CROUPIER: New dealer, good luck.
("John Cooper Clarke" continues) ♪ We dance and we smile ♪ ♪ We laugh and we cry ♪ Yeah, big man, where's the smoking area?
There isn't one.
You can get out there, mate.
Here, use my card to get back in.
♪ We dance and we smile ♪ ♪ We laugh and we cry ♪ ♪ We play and we fight ♪ ♪ We live and we die ♪ ♪ ♪ ♪ ♪ Where's he live?
(gunshot) ♪ ♪ (thudding) ♪ ♪ No, no!
(gunshot fires) (Joe grunts, body thuds) ♪ ♪ (grunting, coughing) One conversation, where you ask him for help, and he says no.
It's a start.
Makes me think about all the other conversations you must be having.
The ones that you aren't recording.
Well, it's not always appropriate.
You let me decide what's appropriate.
I told you it wouldn't work, going to him like that, not now he thinks he's clean.
But I knew that if I set up, and waited... then he'd come to me one day with something dirty.
And he did.
Money laundering.
I couldn't record that he'd just walked in.
In return for what?
Well nothing, I presumed that was against the rules.
Good.
Now what we need to know is... Where did it come from, and where did it go.
Yes.
(sighs) Would that be enough for you, the money?
It would be dark if I stood here and told you all the things that Roy Lynch has done.
And sometimes I was close, and sometimes I wasn't, but either way, I always heard about it.
And now...
I don't hear anything.
And that makes me scared.
I'm scared that he's looking for an ending.

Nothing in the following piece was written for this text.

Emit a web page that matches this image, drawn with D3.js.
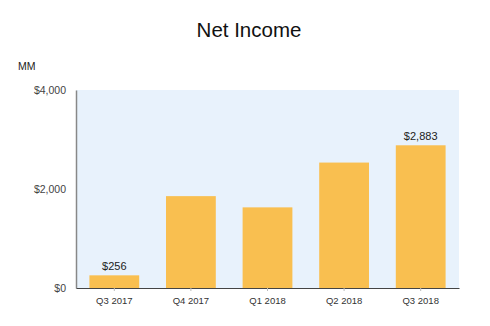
<!DOCTYPE html>
<html><head><meta charset="utf-8">
<script src="https://cdn.jsdelivr.net/npm/d3@7"></script>
<style>body{margin:0;background:#fff}svg{display:block}</style>
</head><body><svg id="c" width="490" height="326"></svg>
<script>
const categories = ["Q3 2017","Q4 2017","Q1 2018","Q2 2018","Q3 2018"];
const values = [256, 1856, 1629, 2534, 2883];
const labelled = ["$256", null, null, null, "$2,883"];
const yTicks = [0, 2000, 4000];
const yTickLabels = ["$0", "$2,000", "$4,000"];

const data = categories.map((c, i) => ({c, v: values[i], lab: labelled[i]}));

const svg = d3.select("#c");
const L = 76, R = 459, T = 90, B = 288;
const x = d3.scaleBand().domain(categories).range([L, R]).paddingInner(0.35).paddingOuter(0.175);
const y = d3.scaleLinear().domain([0, 4000]).range([B, T]);
const font = "Liberation Sans, Arial, sans-serif";

svg.append("rect").attr("x", L).attr("y", T).attr("width", R - L).attr("height", B - T).attr("fill", "#e8f2fc");

svg.append("text").attr("x", 249).attr("y", 37).attr("text-anchor", "middle")
  .attr("font-family", font).attr("font-size", 20.5).attr("fill", "#111").text("Net Income");
svg.append("text").attr("x", 18).attr("y", 70).attr("font-family", font).attr("font-size", 10.5).attr("fill", "#222").text("MM");

svg.selectAll("rect.bar").data(data).join("rect").attr("class", "bar")
  .attr("x", d => x(d.c)).attr("width", x.bandwidth())
  .attr("y", d => y(d.v)).attr("height", d => B - y(d.v)).attr("fill", "#f9bf50");

svg.selectAll("text.val").data(data.filter(d => d.lab)).join("text").attr("class", "val")
  .attr("x", d => x(d.c) + x.bandwidth() / 2).attr("y", d => y(d.v) - 5)
  .attr("text-anchor", "middle").attr("font-family", font).attr("font-size", 11).attr("fill", "#222")
  .text(d => d.lab);

const yAxis = svg.append("g").attr("transform", `translate(${L},0)`)
  .call(d3.axisLeft(y).tickValues(yTicks).tickFormat((d, i) => yTickLabels[i]).tickSize(0).tickPadding(10));
yAxis.select(".domain").attr("stroke", "#888").attr("stroke-width", 1.5);
yAxis.selectAll("text").attr("font-family", font).attr("font-size", 10.5).attr("fill", "#444");

const xAxis = svg.append("g").attr("transform", `translate(0,${B})`)
  .call(d3.axisBottom(x).tickSize(3).tickPadding(6).tickSizeOuter(0));
xAxis.select(".domain").attr("stroke", "#444").attr("stroke-width", 1.2);
xAxis.selectAll(".tick line").attr("stroke", "#bbb");
xAxis.selectAll("text").attr("font-family", font).attr("font-size", 9.5).attr("fill", "#333");
</script></body></html>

And I can't let that happen.
Not with the years I've put in, not with the things he's done.
So, no, money laundering isn't enough.
Nowhere near, but it is a thread, and we shall pull it gently and see what emerges.
And you'll record everything.
And maybe you'll get to stay out here, where the nice people live.

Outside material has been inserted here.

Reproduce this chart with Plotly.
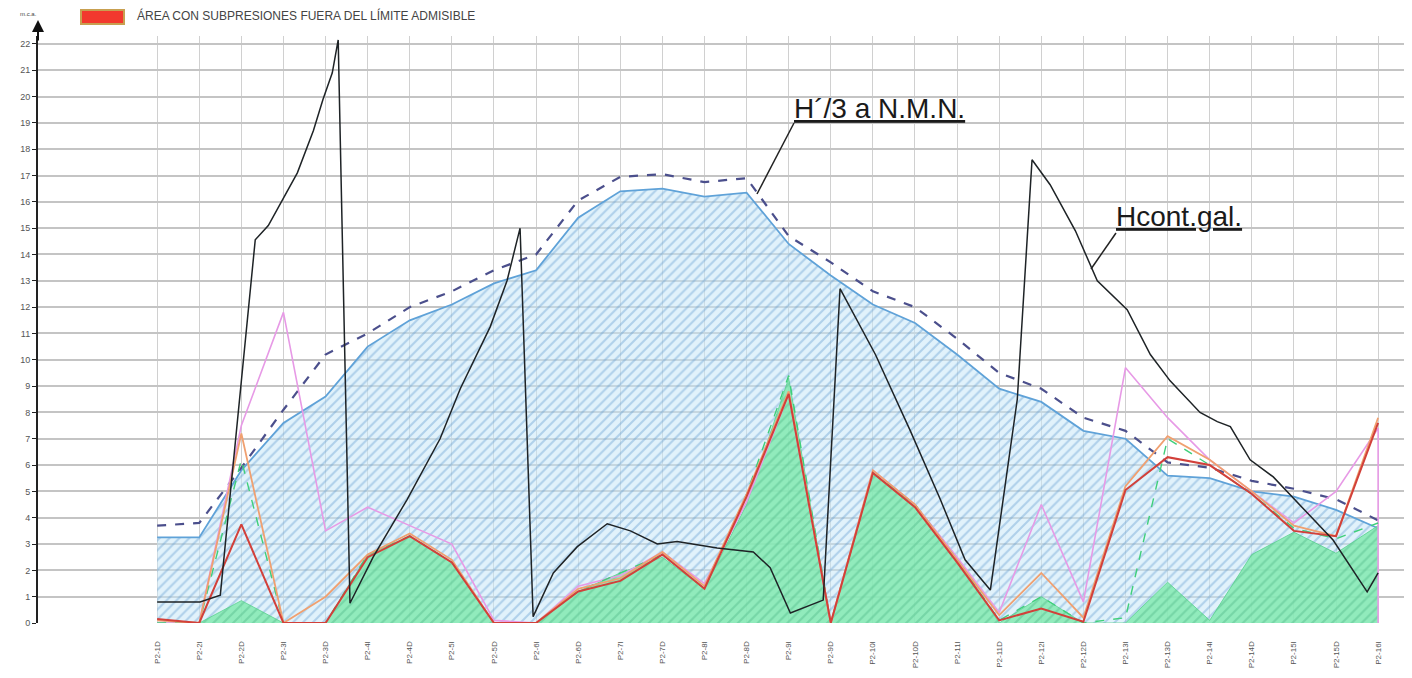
import plotly.graph_objects as go

# ---------------- data ----------------
categories = ["P2-1D", "P2-2I", "P2-2D", "P2-3I", "P2-3D", "P2-4I", "P2-4D", "P2-5I", "P2-5D", "P2-6I",
              "P2-6D", "P2-7I", "P2-7D", "P2-8I", "P2-8D", "P2-9I", "P2-9D", "P2-10I", "P2-10D", "P2-11I",
              "P2-11D", "P2-12I", "P2-12D", "P2-13I", "P2-13D", "P2-14I", "P2-14D", "P2-15I", "P2-15D", "P2-16I"]
cat_x = list(range(len(categories)))

# limit (blue hatched area)
limite = [3.25, 3.25, 5.8, 7.6, 8.6, 10.5, 11.5, 12.1, 12.9, 13.4,
          15.4, 16.4, 16.5, 16.2, 16.35, 14.4, 13.2, 12.1, 11.4, 10.2,
          8.9, 8.4, 7.3, 7.0, 5.6, 5.5, 5.0, 4.8, 4.3, 3.6]
# H'/3 a N.M.N. (dashed)
h3_nmn = [3.7, 3.8, 5.9, 8.1, 10.2, 11.0, 12.0, 12.6, 13.4, 14.0,
          16.05, 16.95, 17.05, 16.75, 16.9, 14.7, 13.7, 12.6, 12.0, 10.8,
          9.5, 8.9, 7.8, 7.3, 6.1, 5.9, 5.4, 5.1, 4.7, 3.9]
# green hatched area
verde = [0.0, 0.0, 0.85, 0.0, 0.0, 2.6, 3.3, 2.3, 0.0, 0.0,
         1.2, 1.9, 2.5, 1.3, 4.5, 9.3, 0.0, 5.7, 4.5, 2.5,
         0.0, 1.0, 0.0, 0.0, 1.55, 0.1, 2.6, 3.45, 2.65, 3.7]
# red line
rojo = [0.15, 0.0, 3.75, 0.0, 0.0, 2.5, 3.3, 2.3, 0.0, 0.0,
        1.2, 1.6, 2.6, 1.3, 4.8, 8.7, 0.0, 5.7, 4.4, 2.3,
        0.1, 0.55, 0.05, 5.05, 6.3, 6.0, 4.9, 3.5, 3.3, 7.6]
# orange line
naranja = [0.1, 0.0, 7.2, 0.0, 1.0, 2.6, 3.4, 2.4, 0.0, 0.0,
           1.3, 1.7, 2.7, 1.4, 4.9, 8.8, 0.0, 5.8, 4.5, 2.4,
           0.3, 1.9, 0.2, 5.2, 7.1, 6.2, 5.0, 3.7, 3.3, 7.8]
# pink line
rosa_x = cat_x + [29]
rosa = [0.0, 0.0, 7.5, 11.8, 3.5, 4.4, 3.7, 3.0, 0.1, 0.0,
        1.4, 1.8, 2.7, 1.5, 4.6, 8.7, 0.0, 5.8, 4.5, 2.5,
        0.4, 4.5, 0.8, 9.7, 7.8, 6.2, 5.0, 3.8, 5.0, 7.4, 0.0]
# green dashed line
verde_disc = [0.0, 0.0, 6.2, 0.0, 0.0, 2.6, 3.3, 2.3, 0.0, 0.0,
              1.2, 1.9, 2.6, 1.3, 4.9, 9.4, 0.0, 5.7, 4.5, 2.4,
              0.1, 1.0, 0.0, 0.2, 7.0, 6.0, 4.9, 3.6, 3.2, 3.8]
# black line Hcont.gal. (x positions in category units)
hcont_x = [0.0, 1.02, 1.50, 2.33, 2.64, 2.99, 3.33, 3.71, 3.94, 4.16, 4.30, 4.58, 5.13, 5.94, 6.72,
           7.20, 7.91, 8.31, 8.62, 8.93, 9.41, 9.98, 10.69, 11.24, 11.88, 12.35, 13.30, 14.16, 14.56,
           15.04, 15.82, 16.22, 17.06, 17.89, 18.60, 19.19, 19.79, 20.43, 20.78, 21.21, 21.81, 22.33,
           23.04, 23.59, 24.06, 24.77, 25.18, 25.49, 25.96, 26.51, 27.93, 28.74, 29.0]
hcont_y = [0.8, 0.8, 1.06, 14.56, 15.1, 16.1, 17.1, 18.7, 19.9, 20.9, 22.15, 0.75, 2.5, 4.7, 7.0,
           8.9, 11.25, 13.0, 15.0, 0.24, 1.9, 2.9, 3.77, 3.5, 3.0, 3.1, 2.85, 2.7, 2.1,
           0.38, 0.87, 12.7, 10.2, 7.3, 4.7, 2.4, 1.25, 8.5, 17.6, 16.65, 14.9, 13.0,
           11.9, 10.2, 9.2, 8.0, 7.65, 7.46, 6.2, 5.55, 3.15, 1.18, 1.9]

y_ticks = list(range(0, 23))

# ---------------- layout geometry ----------------
# the page body adds an 8px offset, so the figure is sized to fit the window
W, H = 1404, 670
ML, MR, MT, MB = 30, 4, 28, 55
X0, X1 = -2.83, 29.71
Y0, Y1 = 0, 22.3
PW, PH = W - ML - MR, H - MT - MB
SX, SY = ML + 8, MT + 8          # screen pixel of plot top-left
BOT = SY + PH                    # screen pixel of y = 0


def dx(px):
    return X0 + (px - SX) / PW * (X1 - X0)


def dy(py):
    return Y0 + (BOT - py) / PH * (Y1 - Y0)


def paper_x(px):
    return (px - SX) / PW


def paper_y(py):
    return (BOT - py) / PH


fig = go.Figure()

fig.add_trace(go.Scatter(
    x=cat_x, y=limite, mode="lines", fill="tozeroy",
    line=dict(color="#5fa2d8", width=1.8),
    fillpattern=dict(shape="/", bgcolor="rgba(200,230,247,0.55)", fgcolor="rgba(90,150,205,0.75)",
                     size=7, solidity=0.3),
    hoverinfo="skip", showlegend=False))

fig.add_trace(go.Scatter(
    x=cat_x, y=verde, mode="lines", fill="tozeroy",
    line=dict(color="#58d08e", width=0.8),
    fillpattern=dict(shape="/", bgcolor="rgba(125,234,172,0.8)", fgcolor="rgba(85,185,130,0.7)",
                     size=7, solidity=0.3),
    hoverinfo="skip", showlegend=False))

fig.add_trace(go.Scatter(
    x=cat_x, y=h3_nmn, mode="lines",
    line=dict(color="#4b4f8c", width=2.2, dash="dash"),
    hoverinfo="skip", showlegend=False))

fig.add_trace(go.Scatter(
    x=rosa_x, y=rosa, mode="lines",
    line=dict(color="#e79ae6", width=1.6),
    hoverinfo="skip", showlegend=False))

fig.add_trace(go.Scatter(
    x=cat_x, y=verde_disc, mode="lines",
    line=dict(color="#3fcf7a", width=1.4, dash="dash"),
    hoverinfo="skip", showlegend=False))

fig.add_trace(go.Scatter(
    x=cat_x, y=naranja, mode="lines",
    line=dict(color="#f0a070", width=1.8),
    hoverinfo="skip", showlegend=False))

fig.add_trace(go.Scatter(
    x=cat_x, y=rojo, mode="lines",
    line=dict(color="#d2403a", width=2),
    hoverinfo="skip", showlegend=False))

fig.add_trace(go.Scatter(
    x=hcont_x, y=hcont_y, mode="lines",
    line=dict(color="#1e2326", width=1.5),
    hoverinfo="skip", showlegend=False))

shapes = [
    # legend swatch
    dict(type="rect", xref="paper", yref="paper", x0=paper_x(81), x1=paper_x(124), y0=paper_y(24), y1=paper_y(10),
         fillcolor="#f2392e", line=dict(color="#c8a050", width=2)),
    # leader lines
    dict(type="line", xref="x", yref="y", x0=dx(794), y0=dy(123), x1=dx(757), y1=dy(194),
         line=dict(color="#222", width=1.5)),
    dict(type="line", xref="x", yref="y", x0=dx(1116), y0=dy(233), x1=dx(1091), y1=dy(269),
         line=dict(color="#222", width=1.5)),
]

annotations = [
    dict(xref="paper", yref="paper", x=paper_x(135), y=paper_y(16), text="ÁREA CON SUBPRESIONES FUERA DEL LÍMITE ADMISIBLE",
         showarrow=False, xanchor="left", yanchor="middle",
         font=dict(family="Liberation Sans, Arial", size=12, color="#444")),
    dict(xref="paper", yref="paper", x=paper_x(28), y=paper_y(14), text="m.c.a.",
         showarrow=False, xanchor="center", yanchor="middle",
         font=dict(family="Liberation Sans, Arial", size=6, color="#444")),
    # axis arrow
    dict(xref="paper", yref="paper", x=0, y=paper_y(20), ax=0, ay=22, axref="pixel", ayref="pixel",
         text="", showarrow=True, arrowhead=2, arrowsize=1.2, arrowwidth=2, arrowcolor="#111"),
    dict(xref="x", yref="y", x=dx(792), y=dy(108), text="<u>H´/3 a N.M.N.</u>",
         showarrow=False, xanchor="left", yanchor="middle",
         font=dict(family="Liberation Sans, Arial", size=28, color="#1a1a1a")),
    dict(xref="x", yref="y", x=dx(1114), y=dy(216), text="<u>Hcont.gal.</u>",
         showarrow=False, xanchor="left", yanchor="middle",
         font=dict(family="Liberation Sans, Arial", size=28, color="#1a1a1a")),
]

fig.update_layout(
    width=W, height=H,
    margin=dict(l=ML, r=MR, t=MT, b=MB, autoexpand=False),
    paper_bgcolor="white", plot_bgcolor="white",
    shapes=shapes, annotations=annotations,
    xaxis=dict(range=[X0, X1], tickmode="array", tickvals=cat_x, ticktext=categories,
               tickangle=-90, tickfont=dict(family="Liberation Sans, Arial", size=8, color="#555"),
               showgrid=True, gridcolor="#d0d0d0", gridwidth=1.3, zeroline=False, showline=False,
               ticks="outside", ticklen=14, tickcolor="rgba(0,0,0,0)", automargin=False),
    yaxis=dict(range=[Y0, Y1], tickmode="array", tickvals=y_ticks,
               tickfont=dict(family="Liberation Sans, Arial", size=9, color="#555"),
               showgrid=True, gridcolor="#c4c4c4", gridwidth=1.5, zeroline=False,
               showline=True, linecolor="#222", linewidth=2, ticks="outside", ticklen=4,
               tickcolor="#222", automargin=False),
)

fig.write_html("out.html")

Roy took away my whole life.
My wife, my brother, my business.
He took away who I was, and left me with whatever the (muted) this life is.
I'll get what you need.
Then I'll get what I need.
KENNY: I know it doesn't look like much, but it's a start, you know?
YVONNE: Well this morning, I woke up and thought I should probably, at some point, and maybe now, tell you that I'm a cop.
Right.
C.I.D.
Okay.
Is it a problem?
No.
Really?
You look a little unwell.
(chuckles) That's just a bit of the old social conditioning, you know.
I don't talk about it at the meetings... Don't, don't talk about it in the meetings.
Jesus, they'd be climbing out the windows.
Why don't you have a think about that, and how it might affect... our situation.
(exhales) I think we should probably stop counting how many rules we're breaking.
Friend of mine gave me a book.
He told me it's got all the answers to the big stuff... you know?
It's called "Papillon."
It's about this boy who wanted to escape prison.
And I think what the book's trying to say is that the prison was in his head.
So he could never escape it.
And I think that's what life must have been like for Joe.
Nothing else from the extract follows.